The case for giving the President a line-item veto

PRESIDENT Reagan has repeatedly threatened budget showdowns at the OK Corral. But in recent years Congress has found a way to make the President shoot himself in the foot if he vetoes appropriations. On Oct. 17 Congress combined all 13 of the annual appropriations bills into a single, huge bill, dropped it on the White House doorstep, and rode out of town. Either the President could accept every item in this $576 billion monstrosity, or he could veto the entire bill and throw the government into chaos. It was a take-it-or-leave-it proposition, and Ronald Reagan took it.

Increasingly, Congress has undermined the President's authority to veto appropriations by sending him fewer and fewer but larger and larger bills. For fiscal year 1985, Congress passed four of the 13 annual appropriations bills. The rest were dumped into a $365 billion continuing resolution. The year 1986 saw an improvement, with Congress passing six bills and dumping the rest into a $368 billion ``CR.'' But for 1987, all 13 bills were combined into the largest spending measure in history.

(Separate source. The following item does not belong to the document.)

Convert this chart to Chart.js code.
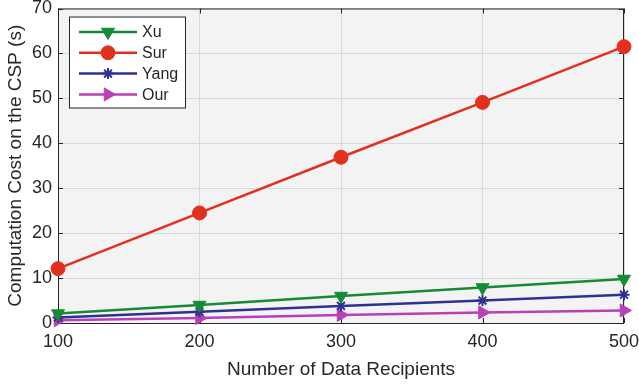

Not only are bills larger and larger, generally they are later. The federal fiscal year begins on Oct. 1, by which date Congress is supposed to have provided the necessary funds. For 1985, Congress missed its deadline by 10 days; for 1986, by 79 days; and for 1987, by 16 days. In the interim, the government departments limped along on very short-term funding bills, unsure of what their ultimate appropriations would be and, therefore, unable to plan efficiently.

When the President finally receives long-overdue bills, he is loath to create any further delays and signs them, when he might have vetoed bills that were sent him on time. For 1987, the appropriations for the Department of Interior are $1.7 billion over what the President requested; for the Departments of Labor and of Health and Human Services, $10 billion over; Transportation, $3 billion over; Housing and Urban Development, $10 billion over.

As separate bills, any one or all might have been vetoed, but because they were combined into one massive bill 16 days after the start of the fiscal year, the President had no practical choice but to sign them.

Further, knowing a bill sent the President several weeks late is practically veto-proof, members of Congress cannot resist the temptation to pack the barrel with pork.

The 1987 megabill contained, for example, $68 million for site acquisition and planning for four federal office buildings - those favorite monuments of congressmen - in the districts of influential legislators. Three of the buildings are low on the General Services Administration priority list, and the fourth - for which $32 million was appropriated - was never asked for.

Appropriations bills inevitably contain a host of handouts, none of them requested by the President, such as grants to universities to build libraries and learning centers in privileged states. The '87 continuing resolution, for example, contained $55 million in defense research grants to 12 universities in the home states of influential legislators, in circumvention of the normal competitve bidding process. A list of items in the bill which either were not requested by the President or whose costs exceed the President's request would easily fill several newspaper pages.

President Reagan has announced that revamping the budget process will be one of his primary goals for the 100th Congress. The most practical tool is the line-item veto. In 1985, 59 senators from all across the political spectrum thought line-item veto ought to at least be considered and voted to end a filibuster against debating S43, a bill introduced by Sen. Mack Mattingly of Georgia. Under Senate rules, 60 votes are needed to end a filibuster, one more than could be mustered in 1985, and the bill never received the consideration it deserved.

Nonetheless, the votes appeared to show a majority of senators (47 Republicans and 12 Democrats) at least sympathetic to giving line-item veto a trial. Since the budget process has deteriorated further in the last year, line-item veto may pass in 1987 if the President goes all out for it.

In January, I will introduce a bill to begin a two-year trial of presidential line-item veto authority. It would require that each section or paragraph in every appropriations bill, however large or small, be enrolled as a separate bill for presentation to the president. While a line-item veto could be overridden just like any other presidential veto, by two-thirds vote of both Houses, I believe a vast majority of vetoes would be sustained.

Furthermore, as the governors in the 43 states with line-item veto can attest, its utility lies not exclusively in its actual exercise, but also simply in the executive's threat to use it. Restoring a president's option to veto appropriations bills would equalize the odds between the president and Congress and restore to the budget process a good deal of the discipline so lacking in recent years.

Gordon J. Humphrey (R) is a United States senator from New Hampshire.